Ireland women’s hockey team qualify for Tokyo 2020

Second leg of Olympic qualifier ends in another scoreless draw leading to penalties

Ireland’s Ayeisha McFerran was the hero as her team qualified for the 2020 Olympics. Photograph: Morgan Treacy/Inpho

Ireland’s Ayeisha McFerran was the hero as her team qualified for the 2020 Olympics. Photograph: Morgan Treacy/Inpho

 

Ireland 0 Canada 0 (Ireland win 4-3 after sudden death penalty shootout)

If 2018 was a magical year for the Irish women’s hockey team, 2019 might just have surpassed it. All that talk about the World Cup being but a stepping stone to Tokyo? Well, Tokyo, here come the history-makers: the first women’s hockey team from this island to qualify for the Olympic Games.

And they did so in a nerve-shredding climax to their Olympic qualifier against Canada, the tie going to a shoot-out after the teams played out their second scoreless draw in two nights. If the game itself lacked drama, the crowd of 6,137 in Donnybrook were more than compensated by what followed.

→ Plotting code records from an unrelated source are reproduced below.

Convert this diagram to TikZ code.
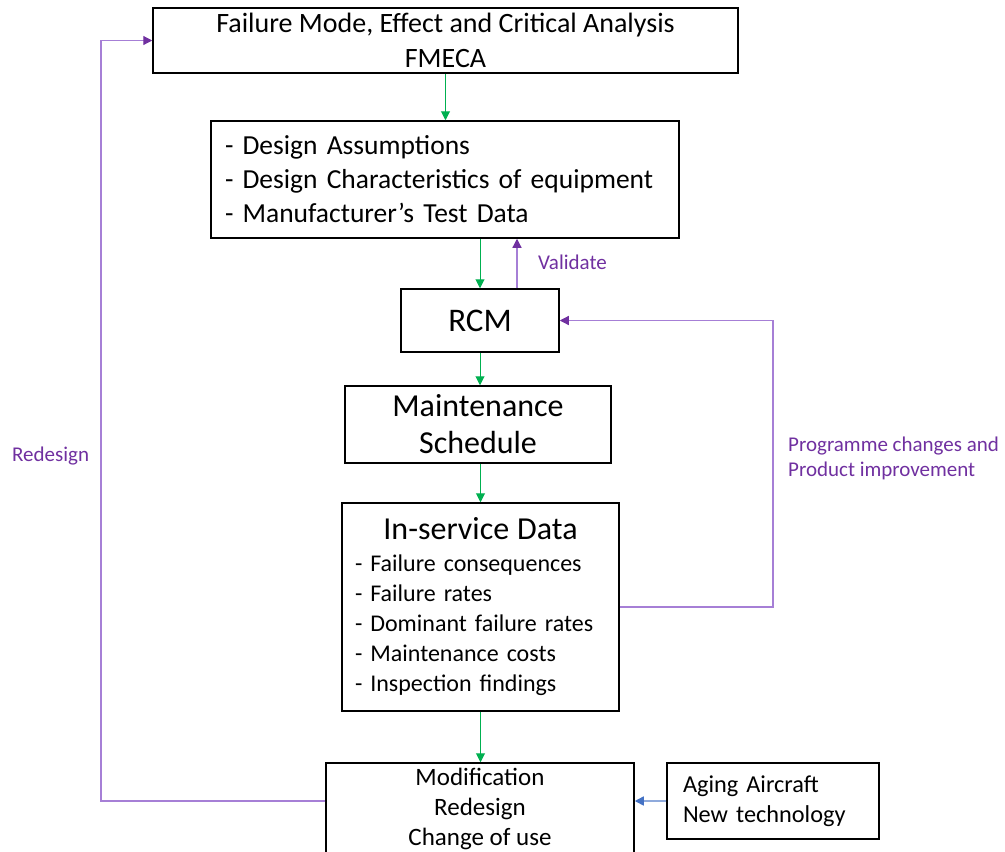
\documentclass[tikz,border=0pt]{standalone}
\usepackage{fontspec}
\setmainfont{Carlito}
\usetikzlibrary{arrows.meta}
\definecolor{flowgreen}{HTML}{00B050}
\definecolor{loopviolet}{HTML}{7030A0}
\definecolor{looplight}{HTML}{A67FD6}
\definecolor{feedblue}{HTML}{4472C4}
\definecolor{feedlight}{HTML}{8FAADC}
\newcommand{\fsz}[2]{\fontsize{#1}{#2}\selectfont}
\begin{document}
\begin{tikzpicture}[x=1pt,y=-1pt,
  box/.style={draw=black, line width=1.5pt, rectangle, inner sep=0pt},
  flow/.style={draw=flowgreen, line width=1pt, -{Triangle[length=9pt,width=9pt,color=flowgreen]}},
  loop/.style={draw=looplight, line width=1.2pt, -{Triangle[length=9pt,width=9pt,color=loopviolet]}},
  feed/.style={draw=feedlight, line width=1.5pt, -{Triangle[length=9pt,width=9pt,color=feedblue]}},
  looplabel/.style={text=loopviolet, inner sep=0pt, font=\fsz{21}{25}, align=left}]
\useasboundingbox (0,0) rectangle (1005,852);

% process boxes
\node[box, minimum width=585pt, minimum height=65pt, align=center, font=\fsz{28}{35}]
  (fmeca) at (445.5,40.5) {Failure Mode, Effect and Critical Analysis\\FMECA};
\node[box, minimum width=468pt, minimum height=117pt, text width=440pt, align=left, font=\fsz{27.5}{34}]
  (design) at (445,179.5) {- Design Assumptions\\- Design Characteristics of equipment\\- Manufacturer’s Test Data};
\node[box, minimum width=158pt, minimum height=63pt, font=\fsz{33}{38}]
  (rcm) at (480,320.5) {RCM};
\node[box, minimum width=266pt, minimum height=77pt, align=center, font=\fsz{32}{37}]
  (maint) at (478,424.5) {Maintenance\\Schedule};
\node[box, minimum width=277pt, minimum height=208pt, text width=251pt, align=left, font=\fsz{24}{30}]
  (inserv) at (480.5,607) {\makebox[251pt]{\fsz{32}{34}In-service Data}\\[2pt]- Failure consequences\\- Failure rates\\- Dominant failure rates\\- Maintenance costs\\- Inspection findings};
\node[box, minimum width=308pt, minimum height=92pt, align=center, font=\fsz{25}{30}]
  (mod) at (480,809) {Modification\\Redesign\\Change of use};
\node[box, minimum width=212pt, minimum height=76pt, text width=180pt, align=left, font=\fsz{24.3}{30}]
  (aging) at (773,801) {Aging Aircraft\\New technology};

% main flow
\draw[flow] (fmeca.south) -- (fmeca.south |- design.north);
\draw[flow] (design.south -| rcm.north) -- (rcm.north);
\draw[flow] (rcm.south) -- (rcm.south |- maint.north);
\draw[flow] (inserv.north |- maint.south) -- (inserv.north);
\draw[flow] (inserv.south) -- (inserv.south |- mod.north);

% feedback loops
\draw[loop] ([xshift=37pt]rcm.north) -- ([xshift=37pt]rcm.north |- design.south);
\node[looplabel, anchor=west] (validate) at (538,262) {Validate};

\coordinate (progturn) at (773,607);
\draw[loop] (inserv.east) -- (progturn) |- (rcm.east);
\node[looplabel, anchor=west] (proglabel) at (788,458.5) {Programme changes and\\Product improvement};

\coordinate (redesignturn) at (101,801);
\draw[loop] ([yshift=8pt]mod.west) -- (redesignturn) |- (fmeca.west);
\node[looplabel, anchor=west] (redesignlabel) at (12,456) {Redesign};

\draw[feed] (aging.west) -- (aging.west -| mod.east);
\end{tikzpicture}
\end{document}
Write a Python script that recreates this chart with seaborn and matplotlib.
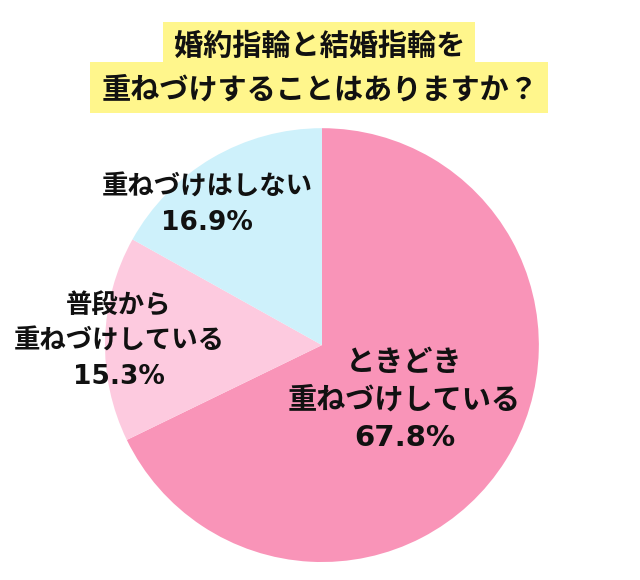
import matplotlib
matplotlib.use("Agg")
import matplotlib.pyplot as plt
from matplotlib.patches import Rectangle
import seaborn as sns

# Data
categories = ["ときどき\n重ねづけしている", "普段から\n重ねづけしている", "重ねづけはしない"]
shares = [67.8, 15.3, 16.9]
title_lines = ["婚約指輪と結婚指輪を", "重ねづけすることはありますか？"]

colors = ["#F994B8", "#FDCADF", "#CEF1FB"]
# label anchor positions (axes data coords, pie radius = 1)
label_pos = [(0.38, -0.255), (-0.935, 0.015), (-0.53, 0.645)]

sns.set_theme(style="white")
plt.rcParams["font.family"] = ["Noto Sans CJK JP", "DejaVu Sans"]

W, H = 640, 580
fig = plt.figure(figsize=(6.4, 5.8), dpi=100)
ax = fig.add_axes([0.164, 0.031, 0.678, 0.748])

wedges, _ = ax.pie(shares, colors=sns.color_palette(colors), startangle=90,
                   counterclock=False, radius=1,
                   wedgeprops=dict(linewidth=0))
ax.set_xlim(-1, 1)
ax.set_ylim(-1, 1)
ax.set_aspect("equal")
ax.axis("off")

for i, (cat, val) in enumerate(zip(categories, shares)):
    x, y = label_pos[i]
    size = 21 if i == 0 else 19
    ax.text(x, y, f"{cat}\n{val}%", ha="center", va="center",
            fontsize=size, fontweight="bold", color="#111111",
            linespacing=1.45,
            family=["DejaVu Sans", "Noto Sans CJK JP"])

# Title with yellow highlight boxes (pixel boxes -> figure fraction)
def px_box(x0, y0, x1, y1):
    return Rectangle((x0 / W, 1 - y1 / H), (x1 - x0) / W, (y1 - y0) / H,
                     transform=fig.transFigure, facecolor="#FFF68C",
                     edgecolor="none", zorder=0)

fig.patches.append(px_box(163, 22, 475, 63))
fig.patches.append(px_box(90, 62, 548, 113))

fig.text(0.5, 1 - 46 / H, title_lines[0], ha="center", va="center",
         fontsize=21, fontweight="bold", color="#111111")
fig.text(0.5, 1 - 90 / H, title_lines[1], ha="center", va="center",
         fontsize=21, fontweight="bold", color="#111111")

fig.savefig("out.png", dpi=100, facecolor="white")
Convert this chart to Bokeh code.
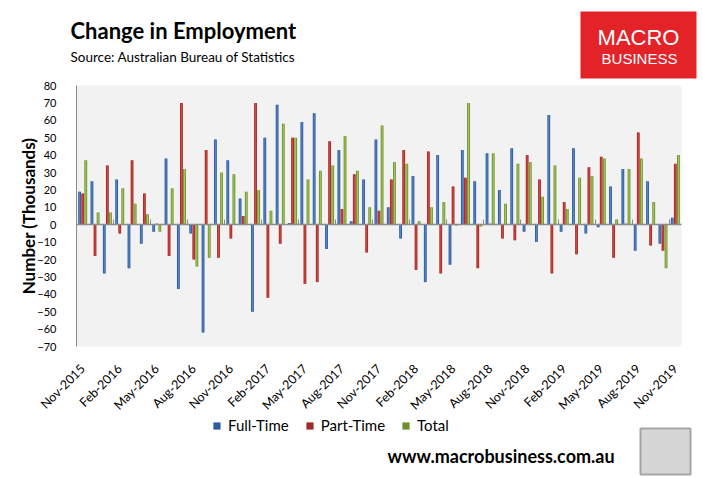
import math

from bokeh.core.properties import value
from bokeh.embed import file_html
from bokeh.models import (BoxAnnotation, ColumnDataSource, FixedTicker, Legend,
                          LegendItem, LinearAxis, Range1d)
from bokeh.plotting import figure
from bokeh.resources import INLINE
from bokeh.transform import dodge

# monthly change in employment, thousands
months = ["Nov-2015", "Dec-2015", "Jan-2016", "Feb-2016", "Mar-2016", "Apr-2016",
          "May-2016", "Jun-2016", "Jul-2016", "Aug-2016", "Sep-2016", "Oct-2016",
          "Nov-2016", "Dec-2016", "Jan-2017", "Feb-2017", "Mar-2017", "Apr-2017",
          "May-2017", "Jun-2017", "Jul-2017", "Aug-2017", "Sep-2017", "Oct-2017",
          "Nov-2017", "Dec-2017", "Jan-2018", "Feb-2018", "Mar-2018", "Apr-2018",
          "May-2018", "Jun-2018", "Jul-2018", "Aug-2018", "Sep-2018", "Oct-2018",
          "Nov-2018", "Dec-2018", "Jan-2019", "Feb-2019", "Mar-2019", "Apr-2019",
          "May-2019", "Jun-2019", "Jul-2019", "Aug-2019", "Sep-2019", "Oct-2019",
          "Nov-2019"]

full_time = [19, 25, -28, 26, -25, -11, -4, 38, -37, -5, -62, 49,
             37, 15, -50, 50, 69, 1, 59, 64, -14, 43, 2, 26,
             49, 10, -8, 28, -33, 40, -23, 43, 25, 41, 20, 44,
             -4, -10, 63, -4, 44, -5, -1.5, 22, 32, -15, 25, -11,
             4]
part_time = [18, -18, 34, -5, 37, 18, 0.5, -18, 70, -20, 43, -19,
             -8, 5, 70, -42, -11, 50, -34, -33, 48, 9, 29, -16,
             8, 26, 43, -26, 42, -28, 22, 27, -25, 0.5, -8, -9,
             40, 26, -28, 13, -17, 33, 39, -19, 0.5, 53, -12, -15,
             35]
total = [37, 7, 7, 21, 12, 6, -4, 21, 32, -24, -19, 30,
         29, 19, 20, 8, 58, 50, 26, 31, 34, 51, 31, 10,
         57, 36, 35, 2, 10, 13, -0.5, 70, -1, 41, 12, 35,
         36, 16, 34, 9, 27, 28, 38, 3, 32, 38, 13, -25,
         40]

y_lo, y_hi = -70, 80
y_ticks = list(range(y_lo, y_hi + 1, 10))
label_every = 3

# page layout in pixels: the whole canvas is the frame, the plot area sits inside it
W, H = 703, 478
AREA_L, AREA_R, AREA_T, AREA_B = 76, 681, 85, 346
n = len(months)
kx = (AREA_R - AREA_L) / n
ky = (AREA_B - AREA_T) / (y_hi - y_lo)

series = [("ft", "Full-Time", -0.25, "#2F5C9C", "#5585C8"),
          ("pt", "Part-Time", 0.0, "#A02C29", "#D4463F"),
          ("tot", "Total", 0.25, "#6F9030", "#A2C855")]
AXIS_GREY = "#8C8C8C"

p = figure(width=W, height=H, output_backend="svg", toolbar_location=None,
           x_range=Range1d(-0.5 - AREA_L / kx, n - 0.5 + (W - AREA_R) / kx),
           y_range=Range1d(y_lo - (H - AREA_B) / ky, y_hi + AREA_T / ky),
           x_axis_type=None, y_axis_type=None, title=None, min_border=0,
           min_border_left=0, min_border_right=0, min_border_top=0,
           min_border_bottom=0, outline_line_color=None,
           background_fill_color="white", border_fill_color="white")
p.grid.visible = False
# page-pixel coordinates for the decorations
p.extra_x_ranges = {"px": Range1d(0, W)}
p.extra_y_ranges = {"px": Range1d(H, 0)}

# grey plot area
p.add_layout(BoxAnnotation(left=-0.5, right=n - 0.5, bottom=y_lo, top=y_hi,
                           fill_color="#F2F2F2", fill_alpha=1, line_color=None,
                           level="underlay"))

src = ColumnDataSource(dict(x=list(range(n)), ft=full_time, pt=part_time, tot=total))
items = []
for col, name, off, dark, light in series:
    outer = p.vbar(x=dodge("x", off), top=col, width=0.23, source=src,
                   fill_color=dark, line_color=None)
    p.vbar(x=dodge("x", off), top=col, width=0.09, source=src,
           fill_color=light, line_color=None)
    items.append(LegendItem(label=name, renderers=[outer]))

# category labels along the bottom of the plot area
label_pos = list(range(0, n, label_every))
xlab = LinearAxis(fixed_location=y_lo, ticker=FixedTicker(ticks=label_pos),
                  major_label_overrides={i: months[i] for i in label_pos},
                  major_label_orientation=math.pi / 4, axis_line_color=None,
                  major_tick_line_color=None, minor_tick_line_color=None,
                  major_label_text_font="Lato", major_label_text_font_size="12.5px",
                  major_label_text_color="black", major_label_standoff=14)
p.add_layout(xlab, "below")

# zero line with its small upward ticks between groups of months
tick_x = [i - 0.5 for i in range(label_every, n, label_every)]
xzero = LinearAxis(fixed_location=0, bounds=(-0.5, n - 0.5),
                   ticker=FixedTicker(ticks=tick_x), axis_line_color=AXIS_GREY,
                   axis_line_width=1.5, major_tick_line_color=AXIS_GREY,
                   major_tick_in=5, major_tick_out=0, minor_tick_line_color=None,
                   major_label_text_color=None)
p.add_layout(xzero, "below")

yax = LinearAxis(fixed_location=-0.5, bounds=(y_lo, y_hi),
                 ticker=FixedTicker(ticks=y_ticks), axis_line_color=AXIS_GREY,
                 major_tick_line_color=None, minor_tick_line_color=None,
                 major_label_text_font="Lato",
                 major_label_text_font_size="11px", major_label_text_color="black",
                 major_label_standoff=14, axis_label="Number (Thousands)",
                 axis_label_text_font="Lato", axis_label_text_font_style="bold",
                 axis_label_text_font_size="17px", axis_label_text_color="black",
                 axis_label_standoff=-5)
p.add_layout(yax, "left")

legend = Legend(items=items, orientation="horizontal", location=(212, H - 434),
                glyph_width=9, glyph_height=9, label_text_font="Lato",
                label_text_font_size="15px", label_text_color="black", spacing=16,
                label_standoff=7, padding=0, margin=0, border_line_color=None,
                background_fill_alpha=0)
p.add_layout(legend)


def page_text(x, y, text, size, bold=False, font="Lato", color="black", align="left"):
    p.text(x=[x], y=[y], text=[text], text_font=value(font), text_font_size=size,
           text_font_style="bold" if bold else "normal", text_color=color,
           text_align=align, text_baseline="middle",
           x_range_name="px", y_range_name="px")


page_text(70, 30, "Change in Employment", "22px", bold=True)
page_text(70, 56, "Source: Australian Bureau of Statistics", "13.5px")

# logo
p.quad(left=[580], right=[696], top=[11], bottom=[78], fill_color="#E42329",
       line_color=None, x_range_name="px", y_range_name="px")
page_text(638, 37, "MACRO", "22px", font="Liberation Sans", color="white", align="center")
page_text(639, 58, "BUSINESS", "15px", font="Liberation Sans", color="white",
          align="center")

page_text(387, 455, "www.macrobusiness.com.au", "18px", bold=True)
p.quad(left=[640], right=[690], top=[428], bottom=[474], fill_color="#D6D6D6",
       line_color="#A6A6A6", line_width=2, x_range_name="px", y_range_name="px")

open("out.html", "w").write(file_html(p, INLINE))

A week after the men’s team lost in the cruellest and most controversial of circumstances to Canada in their Olympic qualifier in Vancouver, the women looked set to have their dreams of sealing a place in Tokyo crushed by the same nation when they trailed 3-1 in the shoot-out. By now, Irish hockey reckoned it would be seeing maple leaves in its nightmares.

But with the steeliest of guts and the most immense of character, Ireland dragged themselves back in to it, Ayeisha McFerran, just as she did in those World Cup shoot-outs, producing some brilliantly composed goalkeeping, not least when she faced Shanlee Johnston - if Johnston had converted, then it was Canada who would have been Tokyo bound.

While Nicci Daly tucked away her effort, both Gillian Pinder and Roisin Upton failed to convert theirs, so when Sara McManus fired home a stoke, awarded after McFerran had fouled Kate Wright when she attempted to round the goalkeeper, that had Ireland on the verge of defeat.

But that was to be the end of Canada’s shoot-out scoring, McFerran thwarting all their remaining efforts while Bethany Barr, Chloe Watkins and Roisin Upton calmly put away theirs. Watkins’ score forced the drama in to sudden death, Upton putting Ireland 4-3 up. And that drama intensified when Canada referred their final miss to the video umpire, hoping she would spot a foul by McFerran, so while the Irish players and their supporters initially celebrated, a hush fell over the ground as the decision was checked.

And then came the reply from the umpire, it was music to Irish ears: “No clear reason to change your decision.” The place erupted.

“I’m just so incredibly proud of this bunch of players,” said captain Katie Mullan. “We have worked so hard, some of us have put in 10, 12 years, and it’s also for all the players that have gone before us. All those who committed so much of their lives to international hockey and never made it to an Olympics. We are representing them. I am so delighted.”

Tyrone woman Shirley McCay, who won her 301st cap for Ireland on Sunday evening, had planned on retiring after the World Cup, but she had so much belief in this side’s potential she decided to give it one more year. Now, after helping them achieve their Olympic dream, she’ll have to give it another.

After all the heartache, after coming within 60 minutes of qualifying for the last two Olympics only to fall at the final hurdle, it’s mission accomplished. It’s some story.

IRELAND: A McFerran; R Upton, K Mullan (capt), S McCay, E Tice, B Barr, C Watkins, L Colvin, N Daly, A O’Flanagan, Z Wilson. Rolling subs: S Barr, N Evans, G Pinder, H Matthews, E Murphy, S Hawkshaw, D Duke.

CANADA: K Williams; K Wright (capt), D Hennig, R Donohoe, K Johansen, N Sourisseau, S McManus, A Woodcroft, B Stairs, S Johnston, S Norlander. Rolling subs: A Lee, E Wong, H Haughn, N Woodcroft, M Secco, R Harris, K Leahy.

Umpires: Annelize Rostron (South Africa) and Michelle Meister (Germany).